EXERCISE BRIEF » Reproduce each line of the material precisely.

────────────────

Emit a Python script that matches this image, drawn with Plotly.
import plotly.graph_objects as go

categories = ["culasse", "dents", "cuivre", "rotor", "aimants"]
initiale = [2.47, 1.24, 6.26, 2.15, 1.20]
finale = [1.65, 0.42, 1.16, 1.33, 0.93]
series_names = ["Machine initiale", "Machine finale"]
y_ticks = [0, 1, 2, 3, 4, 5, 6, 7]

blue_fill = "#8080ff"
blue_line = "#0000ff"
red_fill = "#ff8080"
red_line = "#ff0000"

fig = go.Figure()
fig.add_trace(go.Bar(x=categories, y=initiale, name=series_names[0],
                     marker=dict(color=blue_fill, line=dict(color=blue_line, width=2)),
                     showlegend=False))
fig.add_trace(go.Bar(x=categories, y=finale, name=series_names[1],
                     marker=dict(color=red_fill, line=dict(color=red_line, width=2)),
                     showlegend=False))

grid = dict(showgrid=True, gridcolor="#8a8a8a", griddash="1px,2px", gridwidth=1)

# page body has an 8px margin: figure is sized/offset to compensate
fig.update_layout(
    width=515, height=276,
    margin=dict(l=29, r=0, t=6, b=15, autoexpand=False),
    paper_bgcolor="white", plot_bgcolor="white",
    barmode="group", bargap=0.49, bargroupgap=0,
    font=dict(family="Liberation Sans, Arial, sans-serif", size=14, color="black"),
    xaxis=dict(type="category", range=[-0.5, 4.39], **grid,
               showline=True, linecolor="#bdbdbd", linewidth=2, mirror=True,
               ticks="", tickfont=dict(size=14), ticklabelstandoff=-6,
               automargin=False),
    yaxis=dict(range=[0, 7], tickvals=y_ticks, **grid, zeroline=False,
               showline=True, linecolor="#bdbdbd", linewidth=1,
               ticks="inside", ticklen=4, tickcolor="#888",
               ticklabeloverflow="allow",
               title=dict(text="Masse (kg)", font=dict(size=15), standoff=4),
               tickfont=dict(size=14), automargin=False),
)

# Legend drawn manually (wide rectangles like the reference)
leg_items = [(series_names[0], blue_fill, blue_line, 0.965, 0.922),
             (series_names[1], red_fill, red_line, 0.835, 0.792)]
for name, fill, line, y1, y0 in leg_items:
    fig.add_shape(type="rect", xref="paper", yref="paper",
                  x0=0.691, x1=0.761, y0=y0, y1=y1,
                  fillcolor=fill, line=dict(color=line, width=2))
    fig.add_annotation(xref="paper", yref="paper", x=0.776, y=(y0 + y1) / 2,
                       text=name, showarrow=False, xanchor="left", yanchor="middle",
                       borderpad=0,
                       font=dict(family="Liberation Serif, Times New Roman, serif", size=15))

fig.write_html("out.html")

────────────────

TASK RESULT »
Emit a Python script that matches this image, drawn with Plotly.
import plotly.graph_objects as go

categories = ["culasse", "dents", "cuivre", "rotor", "aimants"]
initiale = [2.47, 1.24, 6.26, 2.15, 1.20]
finale = [1.65, 0.42, 1.16, 1.33, 0.93]
series_names = ["Machine initiale", "Machine finale"]
y_ticks = [0, 1, 2, 3, 4, 5, 6, 7]

blue_fill = "#8080ff"
blue_line = "#0000ff"
red_fill = "#ff8080"
red_line = "#ff0000"

fig = go.Figure()
fig.add_trace(go.Bar(x=categories, y=initiale, name=series_names[0],
                     marker=dict(color=blue_fill, line=dict(color=blue_line, width=2)),
                     showlegend=False))
fig.add_trace(go.Bar(x=categories, y=finale, name=series_names[1],
                     marker=dict(color=red_fill, line=dict(color=red_line, width=2)),
                     showlegend=False))

grid = dict(showgrid=True, gridcolor="#8a8a8a", griddash="1px,2px", gridwidth=1)

# page body has an 8px margin: figure is sized/offset to compensate
fig.update_layout(
    width=515, height=276,
    margin=dict(l=29, r=0, t=6, b=15, autoexpand=False),
    paper_bgcolor="white", plot_bgcolor="white",
    barmode="group", bargap=0.49, bargroupgap=0,
    font=dict(family="Liberation Sans, Arial, sans-serif", size=14, color="black"),
    xaxis=dict(type="category", range=[-0.5, 4.39], **grid,
               showline=True, linecolor="#bdbdbd", linewidth=2, mirror=True,
               ticks="", tickfont=dict(size=14), ticklabelstandoff=-6,
               automargin=False),
    yaxis=dict(range=[0, 7], tickvals=y_ticks, **grid, zeroline=False,
               showline=True, linecolor="#bdbdbd", linewidth=1,
               ticks="inside", ticklen=4, tickcolor="#888",
               ticklabeloverflow="allow",
               title=dict(text="Masse (kg)", font=dict(size=15), standoff=4),
               tickfont=dict(size=14), automargin=False),
)

# Legend drawn manually (wide rectangles like the reference)
leg_items = [(series_names[0], blue_fill, blue_line, 0.965, 0.922),
             (series_names[1], red_fill, red_line, 0.835, 0.792)]
for name, fill, line, y1, y0 in leg_items:
    fig.add_shape(type="rect", xref="paper", yref="paper",
                  x0=0.691, x1=0.761, y0=y0, y1=y1,
                  fillcolor=fill, line=dict(color=line, width=2))
    fig.add_annotation(xref="paper", yref="paper", x=0.776, y=(y0 + y1) / 2,
                       text=name, showarrow=False, xanchor="left", yanchor="middle",
                       borderpad=0,
                       font=dict(family="Liberation Serif, Times New Roman, serif", size=15))

fig.write_html("out.html")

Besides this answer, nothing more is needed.